Data lines.
/---

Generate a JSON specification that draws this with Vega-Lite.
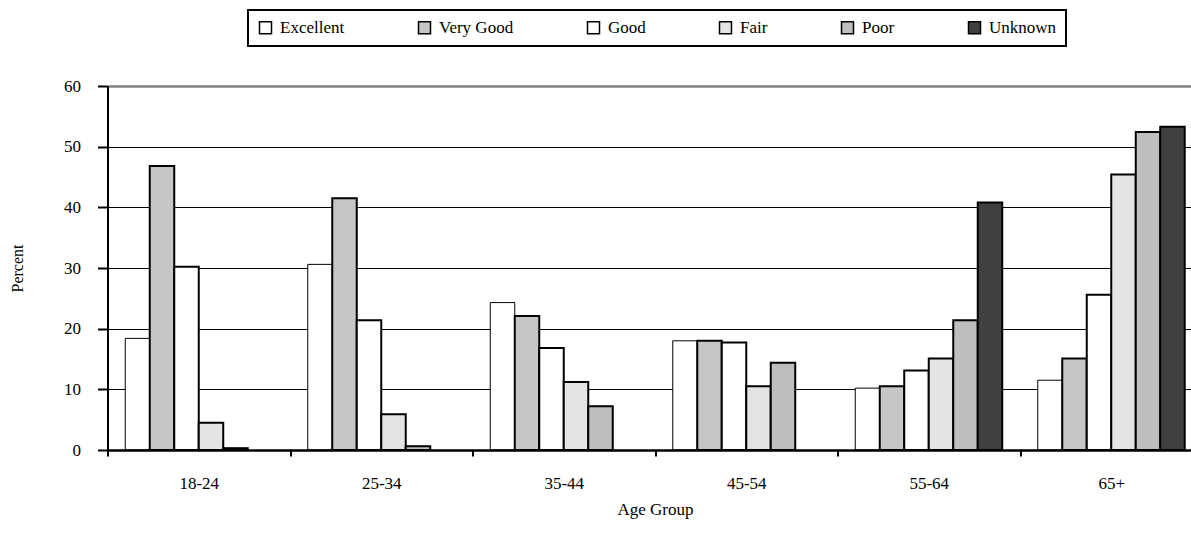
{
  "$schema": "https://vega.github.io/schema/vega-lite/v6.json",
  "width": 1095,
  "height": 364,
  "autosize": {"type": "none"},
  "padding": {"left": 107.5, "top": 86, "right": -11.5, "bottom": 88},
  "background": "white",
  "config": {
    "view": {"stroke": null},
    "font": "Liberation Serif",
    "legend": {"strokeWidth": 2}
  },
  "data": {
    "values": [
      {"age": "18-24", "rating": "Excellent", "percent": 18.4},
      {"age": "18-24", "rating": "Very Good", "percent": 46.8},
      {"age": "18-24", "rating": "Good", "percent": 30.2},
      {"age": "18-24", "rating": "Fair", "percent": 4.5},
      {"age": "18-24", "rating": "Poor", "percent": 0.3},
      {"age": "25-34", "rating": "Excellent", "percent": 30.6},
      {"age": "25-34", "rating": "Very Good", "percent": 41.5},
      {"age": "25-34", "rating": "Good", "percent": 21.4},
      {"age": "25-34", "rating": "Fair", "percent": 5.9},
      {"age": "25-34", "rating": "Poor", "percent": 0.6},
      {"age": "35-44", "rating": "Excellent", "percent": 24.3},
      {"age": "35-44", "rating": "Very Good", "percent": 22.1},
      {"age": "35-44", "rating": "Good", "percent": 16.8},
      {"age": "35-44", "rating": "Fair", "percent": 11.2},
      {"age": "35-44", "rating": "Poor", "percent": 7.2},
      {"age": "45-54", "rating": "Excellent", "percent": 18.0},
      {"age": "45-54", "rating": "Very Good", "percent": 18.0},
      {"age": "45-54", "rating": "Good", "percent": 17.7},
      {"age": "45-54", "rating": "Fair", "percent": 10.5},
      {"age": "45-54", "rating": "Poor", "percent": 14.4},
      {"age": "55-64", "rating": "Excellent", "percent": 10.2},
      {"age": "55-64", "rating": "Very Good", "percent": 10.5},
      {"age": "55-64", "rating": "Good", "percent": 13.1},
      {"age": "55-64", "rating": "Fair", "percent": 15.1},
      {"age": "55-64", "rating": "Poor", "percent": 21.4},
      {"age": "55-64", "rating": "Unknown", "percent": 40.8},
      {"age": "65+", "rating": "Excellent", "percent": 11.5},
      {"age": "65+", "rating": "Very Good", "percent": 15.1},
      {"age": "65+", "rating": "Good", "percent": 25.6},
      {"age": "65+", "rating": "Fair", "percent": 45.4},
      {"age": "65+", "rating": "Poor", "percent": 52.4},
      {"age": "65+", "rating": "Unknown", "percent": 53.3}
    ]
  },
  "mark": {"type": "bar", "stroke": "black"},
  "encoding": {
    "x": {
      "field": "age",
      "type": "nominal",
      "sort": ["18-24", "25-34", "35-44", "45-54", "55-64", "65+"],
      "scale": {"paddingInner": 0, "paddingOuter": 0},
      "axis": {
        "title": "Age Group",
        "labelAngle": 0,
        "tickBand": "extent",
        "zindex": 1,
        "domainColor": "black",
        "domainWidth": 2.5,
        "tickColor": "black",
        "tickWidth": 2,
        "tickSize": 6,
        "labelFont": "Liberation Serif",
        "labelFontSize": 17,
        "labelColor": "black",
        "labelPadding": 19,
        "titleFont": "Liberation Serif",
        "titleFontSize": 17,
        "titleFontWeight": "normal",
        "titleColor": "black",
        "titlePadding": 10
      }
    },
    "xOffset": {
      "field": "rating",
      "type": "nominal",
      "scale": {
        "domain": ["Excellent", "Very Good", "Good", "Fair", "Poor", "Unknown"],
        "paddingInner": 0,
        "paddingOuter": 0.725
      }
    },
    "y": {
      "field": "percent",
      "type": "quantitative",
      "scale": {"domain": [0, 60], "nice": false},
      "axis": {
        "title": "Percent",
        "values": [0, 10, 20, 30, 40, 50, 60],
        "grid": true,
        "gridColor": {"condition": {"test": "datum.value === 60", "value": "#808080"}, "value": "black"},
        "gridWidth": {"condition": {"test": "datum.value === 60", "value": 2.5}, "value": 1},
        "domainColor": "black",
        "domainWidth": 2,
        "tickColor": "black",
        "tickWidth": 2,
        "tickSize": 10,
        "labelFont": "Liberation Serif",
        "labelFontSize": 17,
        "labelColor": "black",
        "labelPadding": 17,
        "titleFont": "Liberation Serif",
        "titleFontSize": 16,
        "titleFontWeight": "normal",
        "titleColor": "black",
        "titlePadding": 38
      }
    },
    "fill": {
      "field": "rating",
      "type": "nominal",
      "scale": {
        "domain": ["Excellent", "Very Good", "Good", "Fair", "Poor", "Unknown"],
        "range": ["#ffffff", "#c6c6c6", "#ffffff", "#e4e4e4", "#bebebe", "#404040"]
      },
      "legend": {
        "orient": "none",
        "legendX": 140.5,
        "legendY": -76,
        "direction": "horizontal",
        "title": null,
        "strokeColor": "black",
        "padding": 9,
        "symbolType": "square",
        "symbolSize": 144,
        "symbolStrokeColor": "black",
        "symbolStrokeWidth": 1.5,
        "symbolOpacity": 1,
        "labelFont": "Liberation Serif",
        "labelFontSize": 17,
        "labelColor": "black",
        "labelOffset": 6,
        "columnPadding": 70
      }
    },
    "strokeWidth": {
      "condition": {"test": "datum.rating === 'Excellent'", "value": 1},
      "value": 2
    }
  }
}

\---

Challenge. Copy the listing exactly. Any image in it stays out of the copy.

Solution for this task.
Generate a JSON specification that draws this with Vega-Lite.
{
  "$schema": "https://vega.github.io/schema/vega-lite/v6.json",
  "width": 1095,
  "height": 364,
  "autosize": {"type": "none"},
  "padding": {"left": 107.5, "top": 86, "right": -11.5, "bottom": 88},
  "background": "white",
  "config": {
    "view": {"stroke": null},
    "font": "Liberation Serif",
    "legend": {"strokeWidth": 2}
  },
  "data": {
    "values": [
      {"age": "18-24", "rating": "Excellent", "percent": 18.4},
      {"age": "18-24", "rating": "Very Good", "percent": 46.8},
      {"age": "18-24", "rating": "Good", "percent": 30.2},
      {"age": "18-24", "rating": "Fair", "percent": 4.5},
      {"age": "18-24", "rating": "Poor", "percent": 0.3},
      {"age": "25-34", "rating": "Excellent", "percent": 30.6},
      {"age": "25-34", "rating": "Very Good", "percent": 41.5},
      {"age": "25-34", "rating": "Good", "percent": 21.4},
      {"age": "25-34", "rating": "Fair", "percent": 5.9},
      {"age": "25-34", "rating": "Poor", "percent": 0.6},
      {"age": "35-44", "rating": "Excellent", "percent": 24.3},
      {"age": "35-44", "rating": "Very Good", "percent": 22.1},
      {"age": "35-44", "rating": "Good", "percent": 16.8},
      {"age": "35-44", "rating": "Fair", "percent": 11.2},
      {"age": "35-44", "rating": "Poor", "percent": 7.2},
      {"age": "45-54", "rating": "Excellent", "percent": 18.0},
      {"age": "45-54", "rating": "Very Good", "percent": 18.0},
      {"age": "45-54", "rating": "Good", "percent": 17.7},
      {"age": "45-54", "rating": "Fair", "percent": 10.5},
      {"age": "45-54", "rating": "Poor", "percent": 14.4},
      {"age": "55-64", "rating": "Excellent", "percent": 10.2},
      {"age": "55-64", "rating": "Very Good", "percent": 10.5},
      {"age": "55-64", "rating": "Good", "percent": 13.1},
      {"age": "55-64", "rating": "Fair", "percent": 15.1},
      {"age": "55-64", "rating": "Poor", "percent": 21.4},
      {"age": "55-64", "rating": "Unknown", "percent": 40.8},
      {"age": "65+", "rating": "Excellent", "percent": 11.5},
      {"age": "65+", "rating": "Very Good", "percent": 15.1},
      {"age": "65+", "rating": "Good", "percent": 25.6},
      {"age": "65+", "rating": "Fair", "percent": 45.4},
      {"age": "65+", "rating": "Poor", "percent": 52.4},
      {"age": "65+", "rating": "Unknown", "percent": 53.3}
    ]
  },
  "mark": {"type": "bar", "stroke": "black"},
  "encoding": {
    "x": {
      "field": "age",
      "type": "nominal",
      "sort": ["18-24", "25-34", "35-44", "45-54", "55-64", "65+"],
      "scale": {"paddingInner": 0, "paddingOuter": 0},
      "axis": {
        "title": "Age Group",
        "labelAngle": 0,
        "tickBand": "extent",
        "zindex": 1,
        "domainColor": "black",
        "domainWidth": 2.5,
        "tickColor": "black",
        "tickWidth": 2,
        "tickSize": 6,
        "labelFont": "Liberation Serif",
        "labelFontSize": 17,
        "labelColor": "black",
        "labelPadding": 19,
        "titleFont": "Liberation Serif",
        "titleFontSize": 17,
        "titleFontWeight": "normal",
        "titleColor": "black",
        "titlePadding": 10
      }
    },
    "xOffset": {
      "field": "rating",
      "type": "nominal",
      "scale": {
        "domain": ["Excellent", "Very Good", "Good", "Fair", "Poor", "Unknown"],
        "paddingInner": 0,
        "paddingOuter": 0.725
      }
    },
    "y": {
      "field": "percent",
      "type": "quantitative",
      "scale": {"domain": [0, 60], "nice": false},
      "axis": {
        "title": "Percent",
        "values": [0, 10, 20, 30, 40, 50, 60],
        "grid": true,
        "gridColor": {"condition": {"test": "datum.value === 60", "value": "#808080"}, "value": "black"},
        "gridWidth": {"condition": {"test": "datum.value === 60", "value": 2.5}, "value": 1},
        "domainColor": "black",
        "domainWidth": 2,
        "tickColor": "black",
        "tickWidth": 2,
        "tickSize": 10,
        "labelFont": "Liberation Serif",
        "labelFontSize": 17,
        "labelColor": "black",
        "labelPadding": 17,
        "titleFont": "Liberation Serif",
        "titleFontSize": 16,
        "titleFontWeight": "normal",
        "titleColor": "black",
        "titlePadding": 38
      }
    },
    "fill": {
      "field": "rating",
      "type": "nominal",
      "scale": {
        "domain": ["Excellent", "Very Good", "Good", "Fair", "Poor", "Unknown"],
        "range": ["#ffffff", "#c6c6c6", "#ffffff", "#e4e4e4", "#bebebe", "#404040"]
      },
      "legend": {
        "orient": "none",
        "legendX": 140.5,
        "legendY": -76,
        "direction": "horizontal",
        "title": null,
        "strokeColor": "black",
        "padding": 9,
        "symbolType": "square",
        "symbolSize": 144,
        "symbolStrokeColor": "black",
        "symbolStrokeWidth": 1.5,
        "symbolOpacity": 1,
        "labelFont": "Liberation Serif",
        "labelFontSize": 17,
        "labelColor": "black",
        "labelOffset": 6,
        "columnPadding": 70
      }
    },
    "strokeWidth": {
      "condition": {"test": "datum.rating === 'Excellent'", "value": 1},
      "value": 2
    }
  }
}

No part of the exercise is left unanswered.